→ **Exercise goal**
Your task is to copy the listing exactly. Drop any pictures from the copy.
* begin *
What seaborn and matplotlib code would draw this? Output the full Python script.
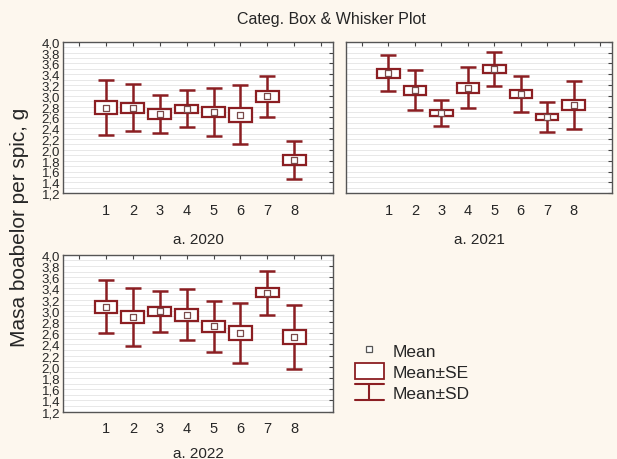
import numpy as np
import pandas as pd
import matplotlib
matplotlib.use('Agg')
import matplotlib.pyplot as plt
import seaborn as sns
from matplotlib.lines import Line2D
from matplotlib.patches import Patch
from matplotlib.legend_handler import HandlerBase
from matplotlib.ticker import MultipleLocator, FuncFormatter

sns.set_style('white')
plt.rcParams['font.family'] = ['Liberation Sans', 'DejaVu Sans']

# data
groups = [1, 2, 3, 4, 5, 6, 7, 8]
years = ['a. 2020', 'a. 2021', 'a. 2022']

mean_2020 = [2.78, 2.78, 2.66, 2.76, 2.70, 2.65, 2.99, 1.81]
se_2020 = [0.125, 0.095, 0.095, 0.075, 0.095, 0.125, 0.095, 0.09]
sd_2020 = [0.51, 0.435, 0.355, 0.34, 0.45, 0.545, 0.375, 0.355]

mean_2021 = [3.42, 3.10, 2.68, 3.15, 3.50, 3.03, 2.61, 2.83]
se_2021 = [0.085, 0.09, 0.055, 0.095, 0.075, 0.075, 0.05, 0.10]
sd_2021 = [0.335, 0.37, 0.235, 0.375, 0.32, 0.335, 0.275, 0.445]

mean_2022 = [3.07, 2.89, 2.99, 2.93, 2.72, 2.60, 3.32, 2.53]
se_2022 = [0.11, 0.115, 0.08, 0.11, 0.095, 0.125, 0.08, 0.13]
sd_2022 = [0.475, 0.52, 0.36, 0.455, 0.455, 0.535, 0.395, 0.565]

frames = []
for yr, m, se, sd in zip(years, [mean_2020, mean_2021, mean_2022],
                         [se_2020, se_2021, se_2022], [sd_2020, sd_2021, sd_2022]):
    frames.append(pd.DataFrame({'year': yr, 'group': groups, 'mean': m, 'se': se, 'sd': sd}))
df = pd.concat(frames, ignore_index=True)

RED = '#8b1e22'
BG = '#fdf7ee'

fig = plt.figure(figsize=(6.17, 4.6), dpi=100, facecolor=BG)
positions = [[0.102, 0.578, 0.438, 0.329],
             [0.561, 0.578, 0.431, 0.329],
             [0.102, 0.103, 0.438, 0.341]]
label_pads = [11, 11, 8]


def whisker_panel(ax, d, show_ylabels=True, pad=11):
    x = d['group'].values
    m = d['mean'].values
    ax.errorbar(x, m, yerr=d['sd'].values, fmt='none', ecolor=RED, elinewidth=1.8,
                capsize=6, capthick=1.8, zorder=2)
    ax.bar(x, 2 * d['se'].values, bottom=m - d['se'].values, width=0.85,
           facecolor='white', edgecolor=RED, linewidth=1.6, zorder=3)
    sns.scatterplot(data=d, x='group', y='mean', marker='s', s=22, color='white',
                    edgecolor='#7a4a4a', linewidth=0.9, zorder=4, ax=ax, legend=False)
    ax.set_xlim(-0.6, 9.45)
    ax.set_ylim(1.2, 4.0)
    ax.set_xticks(range(0, 10))
    ax.set_xticklabels([''] + [str(g) for g in groups] + [''], fontsize=10.5)
    ax.yaxis.set_major_locator(MultipleLocator(0.2))
    ax.yaxis.set_minor_locator(MultipleLocator(0.1))
    ax.yaxis.set_major_formatter(FuncFormatter(lambda v, p: f'{v:.1f}'.replace('.', ',')))
    ax.grid(True, which='both', axis='y', color='#e4e4e4', linewidth=0.6, zorder=0)
    ax.set_axisbelow(True)
    ax.tick_params(axis='both', direction='in', length=3, width=0.8, color='#444444',
                   top=True, right=True, pad=7)
    ax.tick_params(axis='y', which='minor', length=0)
    ax.tick_params(axis='y', labelsize=9.5, pad=2)
    if not show_ylabels:
        ax.set_yticklabels([])
    for s in ax.spines.values():
        s.set_color('#555555')
        s.set_linewidth(1.0)
    ax.set_facecolor('white')
    ax.set_ylabel('')
    ax.set_xlabel(d['year'].iloc[0], fontsize=11, labelpad=pad)


for i, yr in enumerate(years):
    ax = fig.add_axes(positions[i])
    whisker_panel(ax, df[df['year'] == yr], show_ylabels=(i != 1), pad=label_pads[i])

fig.text(0.537, 0.957, 'Categ. Box & Whisker Plot', ha='center', va='center', fontsize=11.5)
fig.text(0.031, 0.506, 'Masa boabelor per spic, g', rotation=90, ha='center', va='center',
         fontsize=15)


class HandlerWhisker(HandlerBase):
    def create_artists(self, legend, orig_handle, xdescent, ydescent, width, height,
                       fontsize, trans):
        x0, x1 = -xdescent, -xdescent + width
        xm = (x0 + x1) / 2
        y0, y1 = -ydescent + 0.02 * height, -ydescent + 1.0 * height
        arts = [Line2D([x0, x1], [y1, y1]), Line2D([x0, x1], [y0, y0]),
                Line2D([xm, xm], [y0, y1])]
        for a in arts:
            a.set_color(RED)
            a.set_linewidth(1.5)
            a.set_transform(trans)
        return arts


h_mean = Line2D([], [], marker='s', ls='none', markersize=5, markerfacecolor='white',
                markeredgecolor='#555555', markeredgewidth=0.9)
h_se = Patch(facecolor='white', edgecolor=RED, linewidth=1.3)
h_sd = Line2D([], [], color=RED)
fig.legend([h_mean, h_se, h_sd], ['Mean', 'Mean±SE', 'Mean±SD'],
           handler_map={h_sd: HandlerWhisker()}, loc='upper left',
           bbox_to_anchor=(0.575, 0.255), frameon=False, fontsize=12.5,
           handlelength=1.67, handleheight=1.05, handletextpad=0.5, labelspacing=0.25,
           borderaxespad=0, borderpad=0)

fig.savefig('out.png', dpi=100, facecolor=BG)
* end *
→ **Exercise response**
What seaborn and matplotlib code would draw this? Output the full Python script.
import numpy as np
import pandas as pd
import matplotlib
matplotlib.use('Agg')
import matplotlib.pyplot as plt
import seaborn as sns
from matplotlib.lines import Line2D
from matplotlib.patches import Patch
from matplotlib.legend_handler import HandlerBase
from matplotlib.ticker import MultipleLocator, FuncFormatter

sns.set_style('white')
plt.rcParams['font.family'] = ['Liberation Sans', 'DejaVu Sans']

# data
groups = [1, 2, 3, 4, 5, 6, 7, 8]
years = ['a. 2020', 'a. 2021', 'a. 2022']

mean_2020 = [2.78, 2.78, 2.66, 2.76, 2.70, 2.65, 2.99, 1.81]
se_2020 = [0.125, 0.095, 0.095, 0.075, 0.095, 0.125, 0.095, 0.09]
sd_2020 = [0.51, 0.435, 0.355, 0.34, 0.45, 0.545, 0.375, 0.355]

mean_2021 = [3.42, 3.10, 2.68, 3.15, 3.50, 3.03, 2.61, 2.83]
se_2021 = [0.085, 0.09, 0.055, 0.095, 0.075, 0.075, 0.05, 0.10]
sd_2021 = [0.335, 0.37, 0.235, 0.375, 0.32, 0.335, 0.275, 0.445]

mean_2022 = [3.07, 2.89, 2.99, 2.93, 2.72, 2.60, 3.32, 2.53]
se_2022 = [0.11, 0.115, 0.08, 0.11, 0.095, 0.125, 0.08, 0.13]
sd_2022 = [0.475, 0.52, 0.36, 0.455, 0.455, 0.535, 0.395, 0.565]

frames = []
for yr, m, se, sd in zip(years, [mean_2020, mean_2021, mean_2022],
                         [se_2020, se_2021, se_2022], [sd_2020, sd_2021, sd_2022]):
    frames.append(pd.DataFrame({'year': yr, 'group': groups, 'mean': m, 'se': se, 'sd': sd}))
df = pd.concat(frames, ignore_index=True)

RED = '#8b1e22'
BG = '#fdf7ee'

fig = plt.figure(figsize=(6.17, 4.6), dpi=100, facecolor=BG)
positions = [[0.102, 0.578, 0.438, 0.329],
             [0.561, 0.578, 0.431, 0.329],
             [0.102, 0.103, 0.438, 0.341]]
label_pads = [11, 11, 8]


def whisker_panel(ax, d, show_ylabels=True, pad=11):
    x = d['group'].values
    m = d['mean'].values
    ax.errorbar(x, m, yerr=d['sd'].values, fmt='none', ecolor=RED, elinewidth=1.8,
                capsize=6, capthick=1.8, zorder=2)
    ax.bar(x, 2 * d['se'].values, bottom=m - d['se'].values, width=0.85,
           facecolor='white', edgecolor=RED, linewidth=1.6, zorder=3)
    sns.scatterplot(data=d, x='group', y='mean', marker='s', s=22, color='white',
                    edgecolor='#7a4a4a', linewidth=0.9, zorder=4, ax=ax, legend=False)
    ax.set_xlim(-0.6, 9.45)
    ax.set_ylim(1.2, 4.0)
    ax.set_xticks(range(0, 10))
    ax.set_xticklabels([''] + [str(g) for g in groups] + [''], fontsize=10.5)
    ax.yaxis.set_major_locator(MultipleLocator(0.2))
    ax.yaxis.set_minor_locator(MultipleLocator(0.1))
    ax.yaxis.set_major_formatter(FuncFormatter(lambda v, p: f'{v:.1f}'.replace('.', ',')))
    ax.grid(True, which='both', axis='y', color='#e4e4e4', linewidth=0.6, zorder=0)
    ax.set_axisbelow(True)
    ax.tick_params(axis='both', direction='in', length=3, width=0.8, color='#444444',
                   top=True, right=True, pad=7)
    ax.tick_params(axis='y', which='minor', length=0)
    ax.tick_params(axis='y', labelsize=9.5, pad=2)
    if not show_ylabels:
        ax.set_yticklabels([])
    for s in ax.spines.values():
        s.set_color('#555555')
        s.set_linewidth(1.0)
    ax.set_facecolor('white')
    ax.set_ylabel('')
    ax.set_xlabel(d['year'].iloc[0], fontsize=11, labelpad=pad)


for i, yr in enumerate(years):
    ax = fig.add_axes(positions[i])
    whisker_panel(ax, df[df['year'] == yr], show_ylabels=(i != 1), pad=label_pads[i])

fig.text(0.537, 0.957, 'Categ. Box & Whisker Plot', ha='center', va='center', fontsize=11.5)
fig.text(0.031, 0.506, 'Masa boabelor per spic, g', rotation=90, ha='center', va='center',
         fontsize=15)


class HandlerWhisker(HandlerBase):
    def create_artists(self, legend, orig_handle, xdescent, ydescent, width, height,
                       fontsize, trans):
        x0, x1 = -xdescent, -xdescent + width
        xm = (x0 + x1) / 2
        y0, y1 = -ydescent + 0.02 * height, -ydescent + 1.0 * height
        arts = [Line2D([x0, x1], [y1, y1]), Line2D([x0, x1], [y0, y0]),
                Line2D([xm, xm], [y0, y1])]
        for a in arts:
            a.set_color(RED)
            a.set_linewidth(1.5)
            a.set_transform(trans)
        return arts


h_mean = Line2D([], [], marker='s', ls='none', markersize=5, markerfacecolor='white',
                markeredgecolor='#555555', markeredgewidth=0.9)
h_se = Patch(facecolor='white', edgecolor=RED, linewidth=1.3)
h_sd = Line2D([], [], color=RED)
fig.legend([h_mean, h_se, h_sd], ['Mean', 'Mean±SE', 'Mean±SD'],
           handler_map={h_sd: HandlerWhisker()}, loc='upper left',
           bbox_to_anchor=(0.575, 0.255), frameon=False, fontsize=12.5,
           handlelength=1.67, handleheight=1.05, handletextpad=0.5, labelspacing=0.25,
           borderaxespad=0, borderpad=0)

fig.savefig('out.png', dpi=100, facecolor=BG)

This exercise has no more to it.